→ **Task requirements**:
Retype everything from the line that contains "What D3.js code" down to the line that contains "1.69, 1.39, 3.77];", inclusive, without altering or adding anything.
####
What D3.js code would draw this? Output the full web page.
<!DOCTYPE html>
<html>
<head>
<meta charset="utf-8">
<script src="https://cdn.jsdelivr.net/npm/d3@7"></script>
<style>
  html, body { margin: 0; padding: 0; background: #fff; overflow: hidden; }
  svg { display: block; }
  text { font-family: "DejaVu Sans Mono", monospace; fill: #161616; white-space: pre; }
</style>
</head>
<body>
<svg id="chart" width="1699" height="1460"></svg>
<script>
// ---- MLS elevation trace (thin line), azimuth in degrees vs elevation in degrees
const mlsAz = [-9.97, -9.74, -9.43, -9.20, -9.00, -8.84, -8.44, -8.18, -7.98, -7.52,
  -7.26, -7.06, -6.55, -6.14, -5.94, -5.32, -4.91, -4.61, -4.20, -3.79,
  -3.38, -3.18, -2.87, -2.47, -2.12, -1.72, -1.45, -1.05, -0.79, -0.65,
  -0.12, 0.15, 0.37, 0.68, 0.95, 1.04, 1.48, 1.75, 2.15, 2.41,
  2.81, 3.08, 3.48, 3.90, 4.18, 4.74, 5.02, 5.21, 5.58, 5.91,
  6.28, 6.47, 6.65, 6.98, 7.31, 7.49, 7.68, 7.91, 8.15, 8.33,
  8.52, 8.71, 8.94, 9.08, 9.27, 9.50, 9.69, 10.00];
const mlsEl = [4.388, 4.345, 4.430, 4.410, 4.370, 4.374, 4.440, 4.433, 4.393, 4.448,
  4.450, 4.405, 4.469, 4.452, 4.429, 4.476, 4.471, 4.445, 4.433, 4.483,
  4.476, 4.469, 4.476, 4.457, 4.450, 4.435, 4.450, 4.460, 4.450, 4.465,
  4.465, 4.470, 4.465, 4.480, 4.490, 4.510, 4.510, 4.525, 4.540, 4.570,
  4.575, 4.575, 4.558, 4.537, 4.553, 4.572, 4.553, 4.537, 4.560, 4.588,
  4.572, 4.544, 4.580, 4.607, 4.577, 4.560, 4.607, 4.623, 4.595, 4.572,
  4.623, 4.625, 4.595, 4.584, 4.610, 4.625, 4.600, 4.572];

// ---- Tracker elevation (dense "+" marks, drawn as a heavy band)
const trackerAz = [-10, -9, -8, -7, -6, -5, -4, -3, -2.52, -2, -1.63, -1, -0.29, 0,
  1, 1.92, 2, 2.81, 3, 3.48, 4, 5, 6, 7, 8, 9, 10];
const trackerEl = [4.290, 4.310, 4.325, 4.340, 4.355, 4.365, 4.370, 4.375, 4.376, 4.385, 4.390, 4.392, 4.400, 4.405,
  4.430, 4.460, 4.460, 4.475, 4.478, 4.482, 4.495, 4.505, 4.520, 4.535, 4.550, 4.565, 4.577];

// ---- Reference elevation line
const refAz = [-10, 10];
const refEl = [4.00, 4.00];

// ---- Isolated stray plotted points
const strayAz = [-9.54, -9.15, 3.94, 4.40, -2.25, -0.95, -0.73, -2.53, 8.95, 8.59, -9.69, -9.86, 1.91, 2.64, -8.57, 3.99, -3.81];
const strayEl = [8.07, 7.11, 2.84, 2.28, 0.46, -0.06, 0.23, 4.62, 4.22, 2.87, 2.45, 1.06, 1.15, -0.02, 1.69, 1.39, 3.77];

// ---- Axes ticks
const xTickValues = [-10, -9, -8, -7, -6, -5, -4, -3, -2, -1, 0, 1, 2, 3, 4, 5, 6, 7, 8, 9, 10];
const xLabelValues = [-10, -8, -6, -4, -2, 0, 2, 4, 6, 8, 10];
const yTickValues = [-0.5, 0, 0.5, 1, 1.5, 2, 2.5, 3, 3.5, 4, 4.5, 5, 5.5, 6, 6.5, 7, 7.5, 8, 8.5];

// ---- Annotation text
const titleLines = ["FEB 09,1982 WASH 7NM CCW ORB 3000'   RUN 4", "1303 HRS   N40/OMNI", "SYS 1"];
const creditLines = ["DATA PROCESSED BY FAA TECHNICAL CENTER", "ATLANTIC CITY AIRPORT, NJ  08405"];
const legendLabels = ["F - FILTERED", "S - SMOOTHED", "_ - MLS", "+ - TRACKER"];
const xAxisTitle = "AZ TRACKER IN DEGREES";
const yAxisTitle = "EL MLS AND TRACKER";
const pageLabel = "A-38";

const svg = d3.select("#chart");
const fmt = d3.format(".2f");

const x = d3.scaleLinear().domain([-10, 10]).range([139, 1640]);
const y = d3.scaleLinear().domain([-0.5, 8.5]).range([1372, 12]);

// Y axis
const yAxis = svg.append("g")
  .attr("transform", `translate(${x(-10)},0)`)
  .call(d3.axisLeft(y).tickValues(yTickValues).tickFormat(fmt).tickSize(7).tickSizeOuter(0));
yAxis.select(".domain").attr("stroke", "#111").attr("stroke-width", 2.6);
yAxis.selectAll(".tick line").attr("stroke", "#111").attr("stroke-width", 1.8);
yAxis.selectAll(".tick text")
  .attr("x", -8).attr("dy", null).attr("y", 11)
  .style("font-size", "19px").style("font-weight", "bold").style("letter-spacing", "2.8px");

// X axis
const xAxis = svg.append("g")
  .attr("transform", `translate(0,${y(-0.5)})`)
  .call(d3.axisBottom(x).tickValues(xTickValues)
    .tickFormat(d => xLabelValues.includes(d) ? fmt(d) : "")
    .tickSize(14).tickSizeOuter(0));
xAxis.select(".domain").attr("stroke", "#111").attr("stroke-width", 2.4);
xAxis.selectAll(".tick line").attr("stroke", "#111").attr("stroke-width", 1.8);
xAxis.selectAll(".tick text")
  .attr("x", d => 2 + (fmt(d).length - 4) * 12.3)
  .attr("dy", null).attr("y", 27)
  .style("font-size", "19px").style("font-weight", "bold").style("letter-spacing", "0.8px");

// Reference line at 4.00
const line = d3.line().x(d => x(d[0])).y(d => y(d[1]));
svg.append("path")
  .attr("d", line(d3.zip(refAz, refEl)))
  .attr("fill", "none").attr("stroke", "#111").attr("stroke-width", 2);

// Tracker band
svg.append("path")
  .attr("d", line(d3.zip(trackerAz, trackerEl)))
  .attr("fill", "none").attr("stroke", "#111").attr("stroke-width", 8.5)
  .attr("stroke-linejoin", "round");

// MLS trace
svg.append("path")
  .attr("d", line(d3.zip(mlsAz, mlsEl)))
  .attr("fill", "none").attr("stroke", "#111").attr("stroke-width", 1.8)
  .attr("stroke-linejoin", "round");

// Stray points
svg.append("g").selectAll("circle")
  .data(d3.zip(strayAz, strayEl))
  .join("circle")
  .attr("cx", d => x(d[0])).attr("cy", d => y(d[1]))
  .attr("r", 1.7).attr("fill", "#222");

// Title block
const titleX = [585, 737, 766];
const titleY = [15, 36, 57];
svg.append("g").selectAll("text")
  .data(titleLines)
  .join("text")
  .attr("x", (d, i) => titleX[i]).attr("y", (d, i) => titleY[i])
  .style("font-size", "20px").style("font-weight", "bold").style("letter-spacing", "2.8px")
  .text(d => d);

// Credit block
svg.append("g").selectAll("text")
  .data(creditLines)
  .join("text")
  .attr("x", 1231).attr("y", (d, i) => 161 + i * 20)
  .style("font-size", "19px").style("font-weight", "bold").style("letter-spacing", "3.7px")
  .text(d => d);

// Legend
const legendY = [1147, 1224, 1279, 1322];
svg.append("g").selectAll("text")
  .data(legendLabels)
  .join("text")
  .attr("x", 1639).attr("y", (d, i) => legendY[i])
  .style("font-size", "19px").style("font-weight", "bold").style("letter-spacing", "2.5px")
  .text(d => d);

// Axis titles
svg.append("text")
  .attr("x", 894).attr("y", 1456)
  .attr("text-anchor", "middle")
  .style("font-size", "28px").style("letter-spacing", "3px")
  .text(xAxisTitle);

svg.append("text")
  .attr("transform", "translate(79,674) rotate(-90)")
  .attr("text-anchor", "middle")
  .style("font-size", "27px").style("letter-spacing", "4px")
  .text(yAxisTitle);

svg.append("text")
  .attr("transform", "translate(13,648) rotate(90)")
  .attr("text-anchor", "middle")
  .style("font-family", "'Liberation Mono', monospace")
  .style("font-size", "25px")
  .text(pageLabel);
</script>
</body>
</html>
####
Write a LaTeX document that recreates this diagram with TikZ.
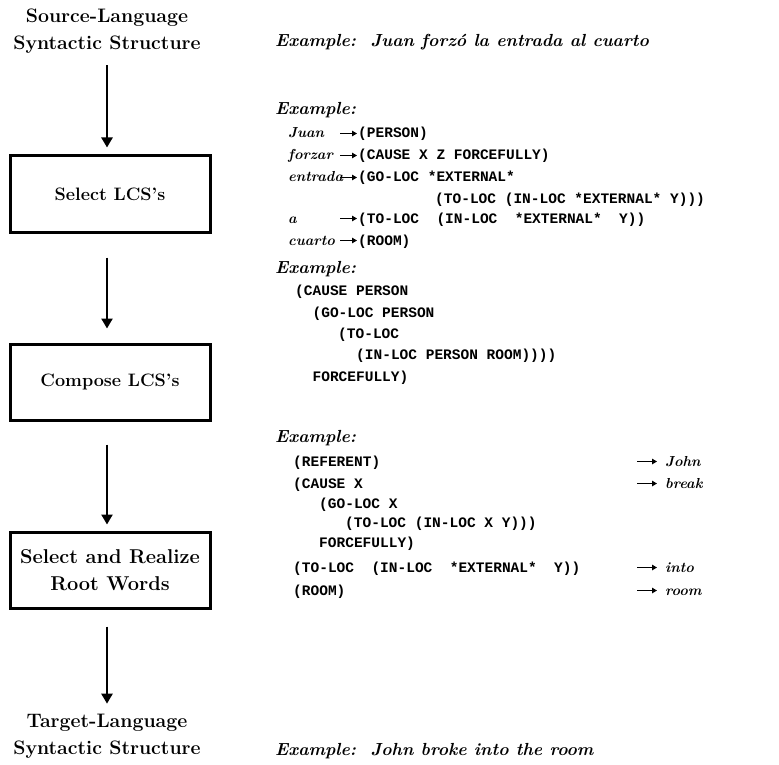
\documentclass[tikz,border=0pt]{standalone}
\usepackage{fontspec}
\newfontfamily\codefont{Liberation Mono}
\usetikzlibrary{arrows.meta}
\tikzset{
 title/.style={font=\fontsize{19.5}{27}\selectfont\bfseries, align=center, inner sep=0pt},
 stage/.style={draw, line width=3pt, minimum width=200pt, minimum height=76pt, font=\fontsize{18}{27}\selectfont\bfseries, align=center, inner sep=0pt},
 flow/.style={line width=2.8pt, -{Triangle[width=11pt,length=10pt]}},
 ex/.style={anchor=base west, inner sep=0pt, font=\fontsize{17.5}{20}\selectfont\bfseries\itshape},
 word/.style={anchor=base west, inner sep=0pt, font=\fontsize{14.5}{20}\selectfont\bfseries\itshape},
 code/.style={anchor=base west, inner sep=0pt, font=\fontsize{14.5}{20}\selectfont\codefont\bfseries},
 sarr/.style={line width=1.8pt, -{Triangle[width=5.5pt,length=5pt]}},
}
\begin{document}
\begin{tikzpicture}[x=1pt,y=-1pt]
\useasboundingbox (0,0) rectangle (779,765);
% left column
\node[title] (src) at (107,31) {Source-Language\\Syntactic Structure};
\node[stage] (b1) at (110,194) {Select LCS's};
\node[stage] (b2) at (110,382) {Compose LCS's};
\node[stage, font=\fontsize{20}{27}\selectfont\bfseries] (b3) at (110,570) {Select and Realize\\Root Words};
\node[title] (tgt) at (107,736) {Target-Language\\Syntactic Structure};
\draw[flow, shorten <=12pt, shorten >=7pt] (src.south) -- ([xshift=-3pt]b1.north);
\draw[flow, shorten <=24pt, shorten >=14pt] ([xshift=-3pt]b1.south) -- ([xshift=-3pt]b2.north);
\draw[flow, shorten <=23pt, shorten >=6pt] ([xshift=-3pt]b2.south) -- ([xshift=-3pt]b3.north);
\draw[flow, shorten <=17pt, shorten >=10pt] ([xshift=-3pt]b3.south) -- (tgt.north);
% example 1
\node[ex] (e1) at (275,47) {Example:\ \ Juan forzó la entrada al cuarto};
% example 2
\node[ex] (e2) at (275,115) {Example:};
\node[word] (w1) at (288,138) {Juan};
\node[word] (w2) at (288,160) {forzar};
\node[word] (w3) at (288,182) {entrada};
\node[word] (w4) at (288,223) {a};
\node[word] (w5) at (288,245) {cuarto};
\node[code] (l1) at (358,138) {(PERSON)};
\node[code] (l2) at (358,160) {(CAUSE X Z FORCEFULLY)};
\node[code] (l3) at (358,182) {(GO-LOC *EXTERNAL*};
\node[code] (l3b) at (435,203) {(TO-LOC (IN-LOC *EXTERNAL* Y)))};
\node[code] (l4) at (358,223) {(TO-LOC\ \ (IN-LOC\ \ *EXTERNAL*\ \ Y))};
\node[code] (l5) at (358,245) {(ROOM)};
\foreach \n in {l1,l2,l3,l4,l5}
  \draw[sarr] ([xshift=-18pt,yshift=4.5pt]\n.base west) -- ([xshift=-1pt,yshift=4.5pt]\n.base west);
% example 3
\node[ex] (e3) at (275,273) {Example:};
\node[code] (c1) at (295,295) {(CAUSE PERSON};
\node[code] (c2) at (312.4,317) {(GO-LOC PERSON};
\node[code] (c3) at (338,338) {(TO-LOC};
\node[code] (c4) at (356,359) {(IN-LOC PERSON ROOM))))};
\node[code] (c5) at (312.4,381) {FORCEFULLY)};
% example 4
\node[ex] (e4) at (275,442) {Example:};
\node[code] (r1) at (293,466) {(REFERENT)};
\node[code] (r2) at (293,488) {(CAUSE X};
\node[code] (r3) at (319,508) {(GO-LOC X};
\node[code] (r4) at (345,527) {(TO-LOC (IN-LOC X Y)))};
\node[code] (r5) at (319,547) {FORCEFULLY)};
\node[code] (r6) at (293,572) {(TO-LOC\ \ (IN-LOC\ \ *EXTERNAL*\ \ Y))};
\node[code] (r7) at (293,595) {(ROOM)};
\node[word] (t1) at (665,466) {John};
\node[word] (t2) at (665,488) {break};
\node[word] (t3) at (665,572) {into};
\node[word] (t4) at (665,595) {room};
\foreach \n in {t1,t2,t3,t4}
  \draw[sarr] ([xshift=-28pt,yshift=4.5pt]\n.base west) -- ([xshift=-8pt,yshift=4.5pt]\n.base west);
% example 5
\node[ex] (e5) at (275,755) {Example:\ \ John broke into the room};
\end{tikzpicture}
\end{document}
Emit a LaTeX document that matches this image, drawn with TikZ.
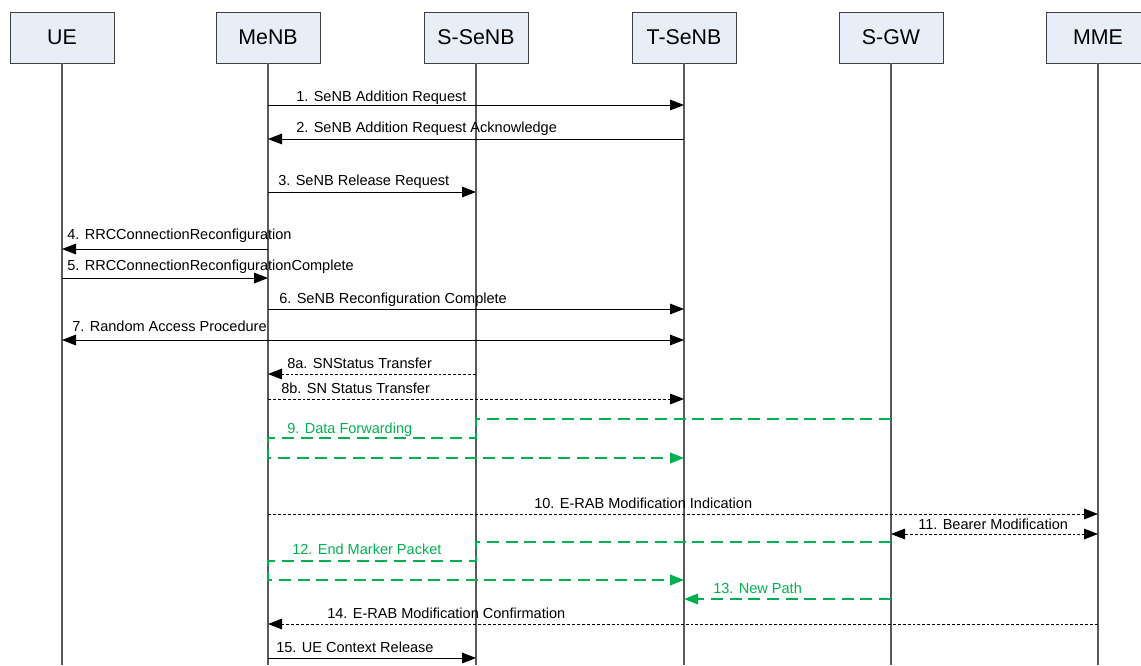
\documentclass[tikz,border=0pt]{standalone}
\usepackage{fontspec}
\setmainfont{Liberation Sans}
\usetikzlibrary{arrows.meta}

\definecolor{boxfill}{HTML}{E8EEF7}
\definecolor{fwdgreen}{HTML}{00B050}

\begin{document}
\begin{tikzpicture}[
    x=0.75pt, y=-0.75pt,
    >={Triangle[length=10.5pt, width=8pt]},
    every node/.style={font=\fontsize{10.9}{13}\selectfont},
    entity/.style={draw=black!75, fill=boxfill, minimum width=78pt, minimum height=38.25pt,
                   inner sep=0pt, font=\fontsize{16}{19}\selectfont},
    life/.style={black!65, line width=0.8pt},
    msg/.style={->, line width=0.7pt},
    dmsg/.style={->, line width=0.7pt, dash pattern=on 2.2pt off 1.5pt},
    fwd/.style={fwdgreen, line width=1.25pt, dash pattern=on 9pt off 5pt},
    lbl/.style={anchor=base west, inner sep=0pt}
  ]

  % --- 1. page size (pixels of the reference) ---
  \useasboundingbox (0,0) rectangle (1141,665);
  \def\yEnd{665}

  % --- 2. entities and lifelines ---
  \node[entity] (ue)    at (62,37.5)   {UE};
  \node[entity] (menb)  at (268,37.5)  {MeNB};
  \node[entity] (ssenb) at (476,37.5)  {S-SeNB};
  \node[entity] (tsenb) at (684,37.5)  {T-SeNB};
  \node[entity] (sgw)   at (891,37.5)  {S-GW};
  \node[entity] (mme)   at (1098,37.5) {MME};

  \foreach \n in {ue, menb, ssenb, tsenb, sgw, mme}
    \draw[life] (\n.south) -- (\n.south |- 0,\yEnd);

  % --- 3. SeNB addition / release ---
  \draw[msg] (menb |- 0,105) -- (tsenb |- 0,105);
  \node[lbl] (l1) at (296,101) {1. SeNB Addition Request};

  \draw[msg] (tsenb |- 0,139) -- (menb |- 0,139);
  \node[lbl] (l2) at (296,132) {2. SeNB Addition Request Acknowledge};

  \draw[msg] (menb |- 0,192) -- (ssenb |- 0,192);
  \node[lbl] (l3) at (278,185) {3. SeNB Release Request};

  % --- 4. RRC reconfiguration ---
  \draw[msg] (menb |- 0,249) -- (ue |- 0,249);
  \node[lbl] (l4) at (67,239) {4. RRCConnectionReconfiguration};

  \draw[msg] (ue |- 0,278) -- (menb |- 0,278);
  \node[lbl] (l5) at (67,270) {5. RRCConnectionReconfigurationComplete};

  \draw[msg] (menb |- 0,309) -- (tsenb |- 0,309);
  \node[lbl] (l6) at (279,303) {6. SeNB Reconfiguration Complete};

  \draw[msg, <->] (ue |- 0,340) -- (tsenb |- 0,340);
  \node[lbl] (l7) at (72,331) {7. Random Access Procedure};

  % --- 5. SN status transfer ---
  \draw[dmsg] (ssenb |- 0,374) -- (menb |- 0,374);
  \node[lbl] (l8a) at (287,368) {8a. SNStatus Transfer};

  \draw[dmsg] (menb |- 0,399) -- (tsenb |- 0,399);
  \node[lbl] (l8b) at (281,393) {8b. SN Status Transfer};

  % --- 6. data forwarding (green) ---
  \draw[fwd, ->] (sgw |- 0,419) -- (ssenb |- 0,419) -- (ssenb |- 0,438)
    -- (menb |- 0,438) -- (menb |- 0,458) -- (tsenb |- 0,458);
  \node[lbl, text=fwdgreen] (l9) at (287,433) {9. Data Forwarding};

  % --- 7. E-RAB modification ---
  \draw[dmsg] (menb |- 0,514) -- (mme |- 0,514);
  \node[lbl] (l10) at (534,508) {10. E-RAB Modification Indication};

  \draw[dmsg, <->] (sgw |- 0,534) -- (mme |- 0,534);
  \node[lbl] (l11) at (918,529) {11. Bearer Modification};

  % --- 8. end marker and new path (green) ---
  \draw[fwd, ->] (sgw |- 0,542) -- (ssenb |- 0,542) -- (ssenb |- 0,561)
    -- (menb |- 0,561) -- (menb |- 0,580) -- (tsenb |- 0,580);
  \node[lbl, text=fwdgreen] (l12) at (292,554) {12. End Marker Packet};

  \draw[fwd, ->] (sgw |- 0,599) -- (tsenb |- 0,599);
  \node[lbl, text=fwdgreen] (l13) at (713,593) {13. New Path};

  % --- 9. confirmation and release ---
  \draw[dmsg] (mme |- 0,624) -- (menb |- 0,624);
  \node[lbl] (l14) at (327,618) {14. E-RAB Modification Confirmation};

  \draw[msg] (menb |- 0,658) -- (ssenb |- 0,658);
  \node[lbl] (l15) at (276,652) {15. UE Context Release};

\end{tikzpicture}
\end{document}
####
→ **Problem solution**:
What D3.js code would draw this? Output the full web page.
<!DOCTYPE html>
<html>
<head>
<meta charset="utf-8">
<script src="https://cdn.jsdelivr.net/npm/d3@7"></script>
<style>
  html, body { margin: 0; padding: 0; background: #fff; overflow: hidden; }
  svg { display: block; }
  text { font-family: "DejaVu Sans Mono", monospace; fill: #161616; white-space: pre; }
</style>
</head>
<body>
<svg id="chart" width="1699" height="1460"></svg>
<script>
// ---- MLS elevation trace (thin line), azimuth in degrees vs elevation in degrees
const mlsAz = [-9.97, -9.74, -9.43, -9.20, -9.00, -8.84, -8.44, -8.18, -7.98, -7.52,
  -7.26, -7.06, -6.55, -6.14, -5.94, -5.32, -4.91, -4.61, -4.20, -3.79,
  -3.38, -3.18, -2.87, -2.47, -2.12, -1.72, -1.45, -1.05, -0.79, -0.65,
  -0.12, 0.15, 0.37, 0.68, 0.95, 1.04, 1.48, 1.75, 2.15, 2.41,
  2.81, 3.08, 3.48, 3.90, 4.18, 4.74, 5.02, 5.21, 5.58, 5.91,
  6.28, 6.47, 6.65, 6.98, 7.31, 7.49, 7.68, 7.91, 8.15, 8.33,
  8.52, 8.71, 8.94, 9.08, 9.27, 9.50, 9.69, 10.00];
const mlsEl = [4.388, 4.345, 4.430, 4.410, 4.370, 4.374, 4.440, 4.433, 4.393, 4.448,
  4.450, 4.405, 4.469, 4.452, 4.429, 4.476, 4.471, 4.445, 4.433, 4.483,
  4.476, 4.469, 4.476, 4.457, 4.450, 4.435, 4.450, 4.460, 4.450, 4.465,
  4.465, 4.470, 4.465, 4.480, 4.490, 4.510, 4.510, 4.525, 4.540, 4.570,
  4.575, 4.575, 4.558, 4.537, 4.553, 4.572, 4.553, 4.537, 4.560, 4.588,
  4.572, 4.544, 4.580, 4.607, 4.577, 4.560, 4.607, 4.623, 4.595, 4.572,
  4.623, 4.625, 4.595, 4.584, 4.610, 4.625, 4.600, 4.572];

// ---- Tracker elevation (dense "+" marks, drawn as a heavy band)
const trackerAz = [-10, -9, -8, -7, -6, -5, -4, -3, -2.52, -2, -1.63, -1, -0.29, 0,
  1, 1.92, 2, 2.81, 3, 3.48, 4, 5, 6, 7, 8, 9, 10];
const trackerEl = [4.290, 4.310, 4.325, 4.340, 4.355, 4.365, 4.370, 4.375, 4.376, 4.385, 4.390, 4.392, 4.400, 4.405,
  4.430, 4.460, 4.460, 4.475, 4.478, 4.482, 4.495, 4.505, 4.520, 4.535, 4.550, 4.565, 4.577];

// ---- Reference elevation line
const refAz = [-10, 10];
const refEl = [4.00, 4.00];

// ---- Isolated stray plotted points
const strayAz = [-9.54, -9.15, 3.94, 4.40, -2.25, -0.95, -0.73, -2.53, 8.95, 8.59, -9.69, -9.86, 1.91, 2.64, -8.57, 3.99, -3.81];
const strayEl = [8.07, 7.11, 2.84, 2.28, 0.46, -0.06, 0.23, 4.62, 4.22, 2.87, 2.45, 1.06, 1.15, -0.02, 1.69, 1.39, 3.77];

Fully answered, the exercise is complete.